By using the canal and east coast ports, potentially a lot of shipping expense for the rail portion to destinations can be saved. However, keys to shipping via the western versus eastern ports are facilities at the ports, better rail links inland, shipping times, and costs.

VPA's recent lease of the massive APTM intermodal terminal at Portsmouth and its capacity expansion at the Norfolk International Terminal both help Virginia to be positioned favorably, as do the move of the local railroad line, and the planning for even more capacity at Craney Island.

Currently, according to Trains magazine, Hampton Roads and Baltimore are the only ones on the U.S. East Coast which can already handle the greater draft (channel depth) of 50–55 feet and height clearance (approximately 50 feet) which are needed for the larger ships that would begin coming through the widened canal. In the Spring of 2010, Norfolk Southern had almost completed the Heartland Corridor project and work on CSX's National Gateway was well underway. Officials in Ohio had already celebrated groundbreaking for the intermodal yard expansions by both railroads.

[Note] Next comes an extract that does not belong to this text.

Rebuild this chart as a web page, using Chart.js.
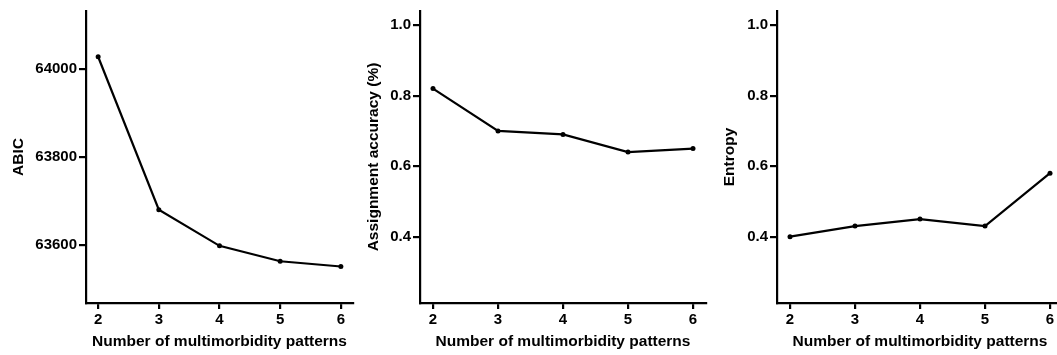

==Virginia Port Authority Police Department==
The Virginia Port Authority maintains its own police force of fully state certified and sworn law enforcement officers of the Commonwealth of Virginia. Police officers are responsible for physical security and law enforcement at the marine terminals and the intermodal facility. The law enforcement officers also have concurrent jurisdiction around the different ports.